ROME — Conversion doesn’t come from the wave of a magic wand, but from learning to do good through concrete actions every day, Pope Francis said.
While even “the saintliest person sins seven times a day,” conversion happens through humility and trying to become “better than the day before,” the pope said March 14 during the Mass in the chapel of the Domus Sanctae Marthae.
“Converting doesn’t mean going to a fairy with a magic wand,” he said. “No, it is a path, a path of turning away (from evil) and of learning.”
Reflecting on the day’s first reading from the prophet Isaiah (1:10, 16-20), the pope said, “You learn to do good through concrete things. Not with words, but with actions.”
The reading from Isaiah gives three examples: “Help the oppressed, hear the orphan’s plea and defend the widow.”

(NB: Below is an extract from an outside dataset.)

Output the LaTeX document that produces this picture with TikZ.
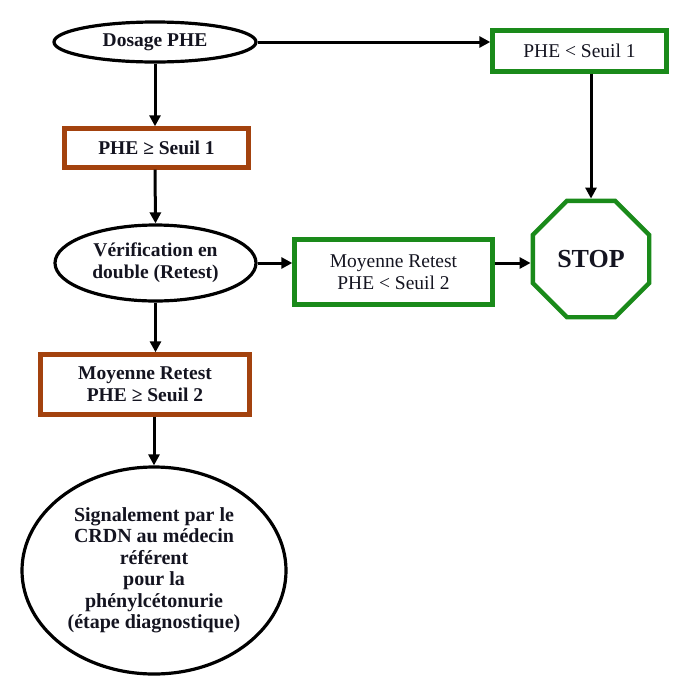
\documentclass[tikz,border=0pt]{standalone}
\usepackage{fontspec}
\setmainfont{Liberation Serif}
\usetikzlibrary{shapes.geometric,arrows.meta}
\definecolor{rust}{HTML}{A3420E}
\definecolor{okgreen}{HTML}{1A8A1A}
\definecolor{ink}{HTML}{141420}
\begin{document}
\begin{tikzpicture}[x=1pt,y=1pt,
  txt/.style={text=ink,align=center,font=\bfseries\fontsize{19.5}{22}\selectfont},
  oval/.style={txt,ellipse,draw=black,line width=3.2pt,inner sep=0pt},
  redbox/.style={txt,rectangle,draw=rust,line width=4.4pt,inner sep=0pt},
  greenbox/.style={txt,font=\fontsize{19.5}{22}\selectfont,rectangle,draw=okgreen,line width=4.4pt,inner sep=0pt},
  flow/.style={line width=3pt,-{Triangle[length=11pt,width=11pt]}}]
\useasboundingbox (0,0) rectangle (682,-678);

% nodes
\node[oval,minimum width=202pt,minimum height=40pt] (dosage) at (155,-42) {Dosage PHE};
\node[greenbox,minimum width=174pt,minimum height=41pt] (low1) at (579.5,-51) {PHE < Seuil 1};
\node[redbox,minimum width=184pt,minimum height=39pt] (high1) at (156.5,-148) {PHE ≥ Seuil 1};
\node[oval,minimum width=201pt,minimum height=76pt] (verif) at (155.5,-263) {Vérification en\\double (Retest)};
\node[greenbox,minimum width=198pt,minimum height=65pt] (low2) at (393.5,-272) {Moyenne Retest\\PHE < Seuil 2};
\node[txt,font=\bfseries\fontsize{26}{30}\selectfont,regular polygon,regular polygon sides=8,
      draw=okgreen,line width=4.4pt,inner sep=0pt,minimum size=126pt] (stop) at (591,-259) {STOP};
\node[redbox,minimum width=209pt,minimum height=60pt] (high2) at (145,-384.5) {Moyenne Retest\\PHE ≥ Seuil 2};
\node[oval,font=\bfseries\fontsize{20}{21.5}\selectfont,minimum width=264pt,minimum height=207pt] (report) at (154,-570.5)
  {Signalement par le\\CRDN au médecin\\référent\\pour la\\phénylcétonurie\\(étape diagnostique)};

% connectors
\draw[flow] (dosage.east) -- (dosage.east -| low1.west);
\draw[flow] (dosage.south) -- (dosage.south |- high1.north);
\coordinate (lowout) at (stop.north |- low1.south);
\draw[flow] (lowout) -- (stop.north);
\draw[flow] (high1.south -| dosage.south) -- (verif.north);
\draw[flow] (verif.east) -- (verif.east -| low2.west);
\draw[flow] (low2.east |- verif.east) -- (stop.west |- verif.east);
\draw[flow] (verif.south) -- (verif.south |- high2.north);
\draw[flow] (report.north |- high2.south) -- (report.north);
\end{tikzpicture}
\end{document}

In the day’s Gospel reading from Matthew (23:1-12), the pope continued, Jesus also reproaches the scribes and Pharisees because they do not practice what they preach.
“They do not know concreteness. If there is no concreteness, there can be no conversion,” he said.
Pope Francis said Christians are called to embark on “the path of Lenten conversion,” knowing that God “is a father who speaks, he is a father who loves us.”
“He accompanies us on this path of conversion. He only asks of us to be humble,” he said. “Then our sins all will be forgiven.”